嗚呼~!しらき

眠らない街、東京日記

一期一会

2005年01月03日 23時30分01秒 | Weblog
私はよく変わった人に話かけられる。

今年もそんな出来事で幕があけた。

元日、私は友人の家で過ごした後、夜はおとなしく家に帰ることにした。

いつもは駅に自転車を止め、それに乗って帰るのだが、その日は雪がひどく、歩いて帰っていた。

途中、コンビニに寄って店をでると、
男がいきなり声をかけてきた。

「寒いですね~」

キャッチの声には振り向きもしない私だが、近所付き合いの会話で、よく交わされるこの言葉に、私は返事をしてしまったのだ。

「そうですね。」

するとその男はこう言った。

「肉まん半分たべます?」

なんだこの男は。いきなりフレンドリーだぞ!

動揺する私を気にせず男は話を続けた。

「一緒に話をしてるのに、僕だけ食べてるのも悪いな~と思って。」

「お腹いっぱいだから大丈夫ですよ。」

私は丁寧に断った。

もうこの会話で私は解放されたと思った。

しかし、その考えは甘かった。

「今日は飲み会だったんですか?」

なんでお前にいわなきゃいけないのか!心で叫んだがグッとこらえて答えた。

「ええ、まあ。」

その後もいろいろしてくる質問に適当に答えていたら、聞いてもいないのに自分の話をしだした。

その話の内容で、
彼は26歳で俳優を目指していること、

昨日は一人でどらえもんスペシャルを見て感動して泣いたこと、

これから友人の家でお雑煮を食べること、

無職で生活していることを知った。

私は無職と知り、非常に気になった。


「どうやって生活しているんですか?」


つい質問をしてしまった。


「いや~、サバイバルな生活をしていますよ。
今日ここに来るのも、警察にお金を借りて来たんですよ。
まあ、そのお金で肉まんを買っちゃったんですけど、半分食べます?」


またひつこく進められた。


「何をやってるんですか!ほんとに・・・。
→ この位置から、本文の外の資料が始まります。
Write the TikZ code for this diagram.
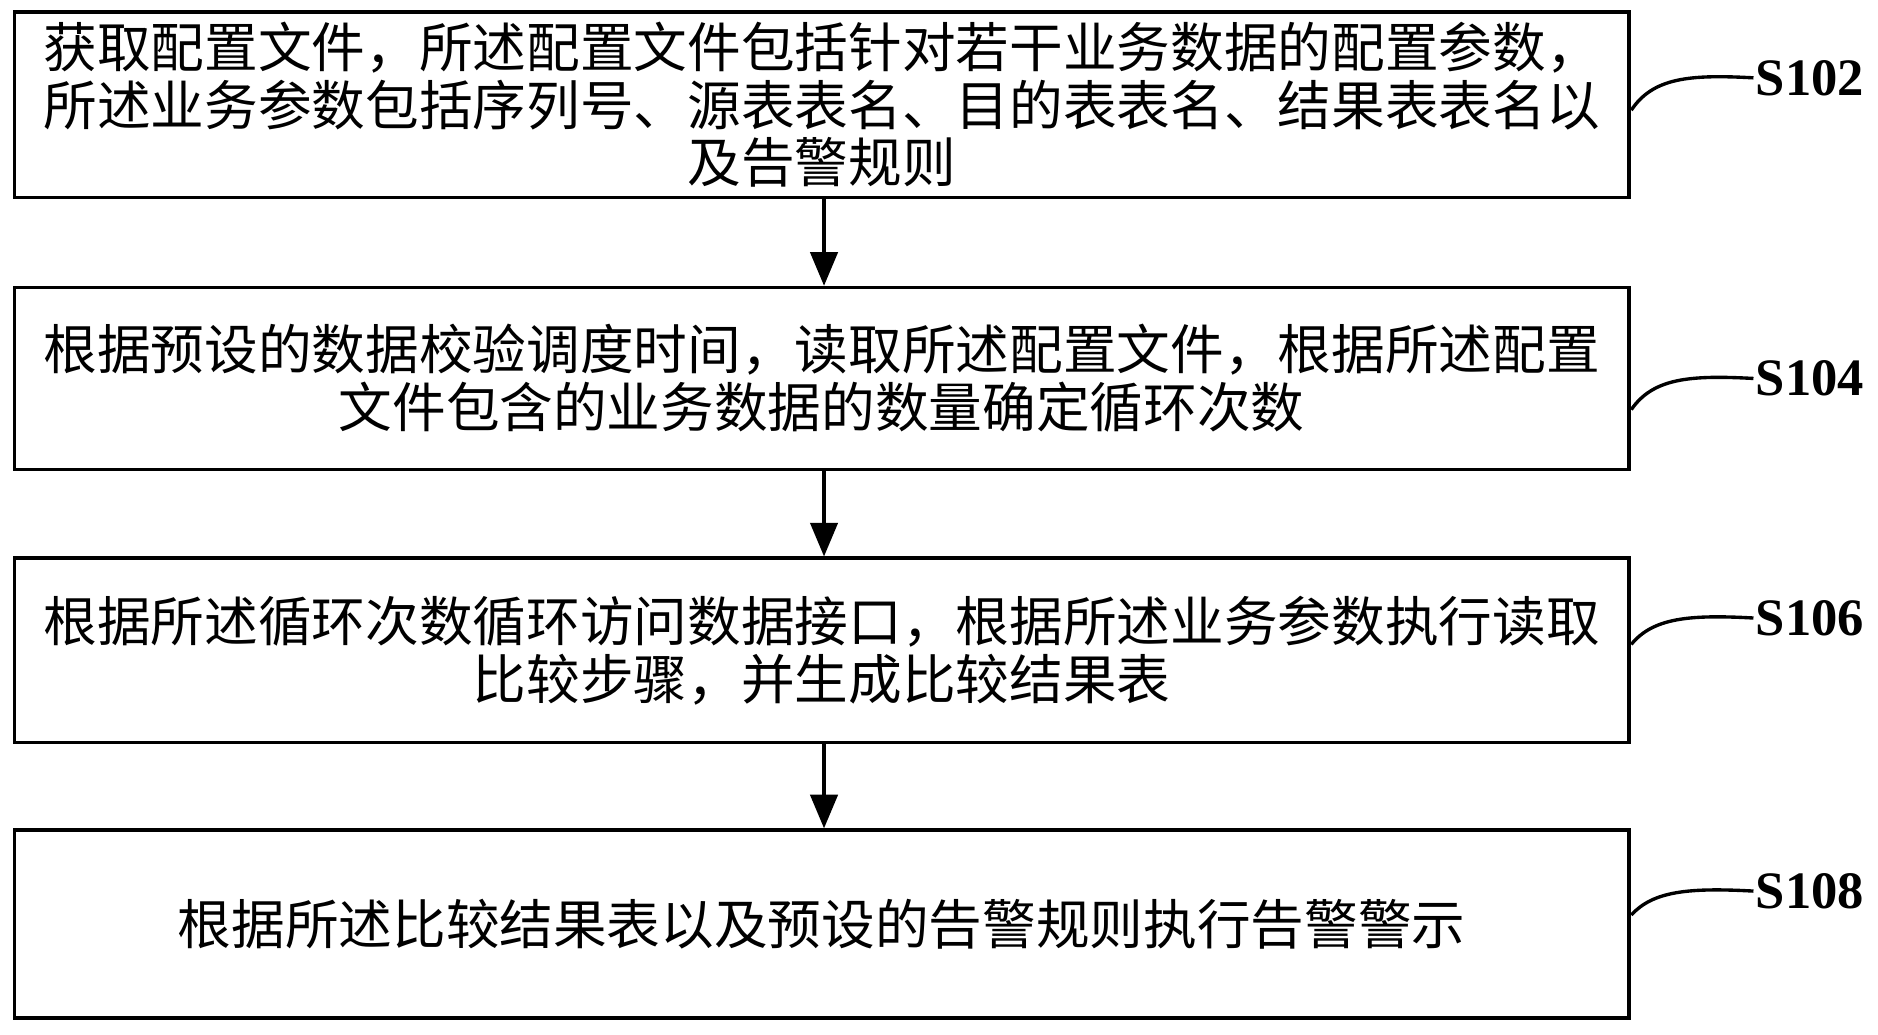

」

つい本音がでたが、彼は気にせずこう言った。

「実はね、こうやって普通に話をしてますけど僕、逆方向なんですよ。」


何をやってんだ、この男は・・・。


そろそろ会話をきりあげようと私は口を開いた。


「それにしても、今日はお雑煮が食べれるからよかったですね。楽しんできてくださいよ!」


しかしその男には私が可哀想にみえたらしい。


「今、新年会シーズンでたくさん飲み会がありますから、そのとき誘いますよ!ねっ!一緒に飲みに行きましょうよ!友達がたくさんいた方が楽しいですって!!」


「ええ、そうですね。」


警察にお金を借りてる男に可哀想に思われる私って。


複雑な想いを胸に私はひとり家へと向かったのであった。


ニコニコ笑い汁

2005年01月03日 14時10分51秒 | Weblog
昨年の話にさかのぼるが、自分のネタがスカパーで放送された。

『ニコニコ笑い汁』という番組で、まだテレビとかにでていない個性的な芸人を紹介している。

ありがたい事に、私も出してもらえたのだ。


「やっとテレビで流してもらえる!」

私は興奮で胸が高鳴った。

だが、それも束の間の喜びでしかなかった。

私はスカパーに加入してないので、見ることも、録画して親にみせてあげることもできないのだ。

私はがっかりして肩を落としていた。

ところがそんな私に、番組の方が丁寧に録画して家に送ってくれたのだ。


「うわぁ!!これでダビングして親に送ることができるぞ!」

早速、私は先輩に、宣伝用も含め、三本分のダビングを頼んだ。

先輩がビデオを渡すときに

「ダビングしたビデオをどこに送るのか?」

と聞かれた。

「親とNHKとかに送ろうと思います。」

私は答えた。

「NHK・・・。じゃあ、ちゃんとビデオを確認した方がいいな。」

「えっ?まさか・・・。」

その言葉に嫌なものを感じた。

なにかあるな。

急いで家に帰ってビデオを確認した。

ビデオを見た私は言葉を失った。

いきなり男同士の絡みのシーンに始まり、ことの終わりまでが私のネタの合間に流されているのだ。

いや、見方を変えるとホモビデオに私の画像が邪魔してるみたいになってる。

唯一の救いは、親に送るビデオは無事だということだ。

男同士の絡みの祭典を見ながら私は思った。


このビデオは「ニコニコ笑えない汁」だ!


放送できないビデオに変わったことは言うまでもない。